On an escort mission over Central America, my wing leader was hit by a missile. I had little warning and no second change. With the jet on fire and out of control, I switched to one of the external views and sat back to watch it go in. But I wasn't expecting what happened. POW! All I could see was fire and more fire. It felt as if someone had given me a little psychic shove. But it didn't last: I wanted to watch my remaining wing man try to complete the mission--and see how the air strike went.

One of the real delights in Falcon 3.0 is the campaign game, in which your success or failure has a distinct impact on how the battle proceeds. (If the mission doesn't come off, the tank unit you attack will survive to fight another day.)

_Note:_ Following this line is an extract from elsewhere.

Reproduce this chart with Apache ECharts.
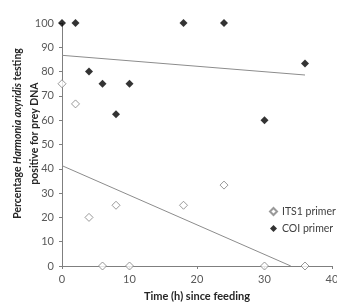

Flying is the heart and soul of Falcon 3.0, but there's a lot more, all easily reached via mouse from the War Room screen. It's definitely one of the most agreeable option screens around, too. catch the looping video of combat footage in the tiny black-and-white screen in the corner. The War Room screen will transport you to elegant, simple screens for setting the realism level and system options. These are the Red Flag module, which is a combination trainer and mission-design utility; a replay mode with a VCR-style interface; and a communications screen for setting up same-side or opposing play via direct link, modem, or Novell-compatible local area network.

Suppose you don't want to bother with all this and just want to fly? You can. Remember that tiny black-and-white video screen? Click on it, and you bounce straight into the cockpit and fly almost arcadelike with an infinite supply of ammunition and some nice fat targets close by. There's even a high-score table to boost egos.

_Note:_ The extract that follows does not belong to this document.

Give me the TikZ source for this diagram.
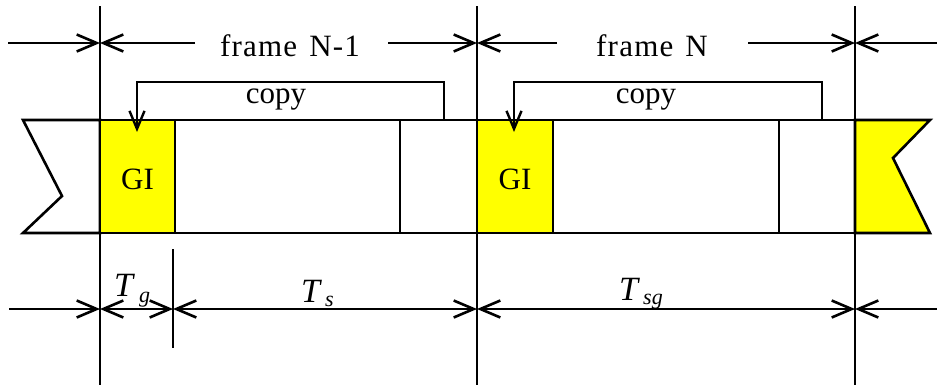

The manual is a book--342 clear and comprehensive pages. (Thank goodness for the index!) Anything I didn't understand initially about Falcon 3.0, I understood after a turn with this little doorstop.

Bear in mind that you'll need a lot of oomph in the specs department to accommodate all this good stuff. Falcon 3.0 is of a new breed of high-end games, and it's bound to leave some unhappy people coughing in its smoke.

For starters, it requires 614,400 bytes of free memory (and hence DOS 5.0 loaded in high memory) and 11MB on your hard disk. (If you can't cough up the former, the program comes with five batch files that will help you create the appropriate boot disk.) While it will run under that operating system on 12-MHz or faster 286 machines with 1MB of RAM and VGA, a 20-MHz 386 with 2MB is recommended. The program is designed for optimal performance on a 25-MHz or faster 386.

Now, Falcon 3.0 isn't without its problems. I've seen a good many complaints about bugs in the original December release. (I've been using upgrades almost since day one, so I haven't experienced any bugs firsthand.) But Spectrum HoloByte fairly flew into action to repair the problems. Within days of the program's release, patches began to appear on electronic bulletin boards. The most current version at this writing (late January) is 3.0A. It fixes keyboard-response problems that occurred on some machines; improves joystick calibration, the communications mode, and enemy artificial intelligence; fixes sound and Red Flag problems; and addresses a host of lesser snafus.

If I have complaints about Falcon 3.0A, they're about the little things that keep a great program from being perfect. Three theaters of conflict seem a mite small for a flight sim of this size--especially since two of these scenarios (Panama and Israel) are strictly fictional. (The planned Operation: Flying Tiger Campaign disk adds Korea, Japan, and the Philippine theaters.) There's a handy quick-reference card, but a keyboard overlay with the 100-plus commands would've been even nicer. I'd also have liked an Are you sure? requester on the War Room screen to prevent accidental drops to DOSwhen brushing the Esc key. (And yet, when I want to quit, Falcon 3.0 drops to DOS more slowly than any other program I've ever seen.) But these are all minor when you consider the things Falcon 3.0 brings us.

Like those hills. Ah, yes--those beautiful hills. There's gold in those hills.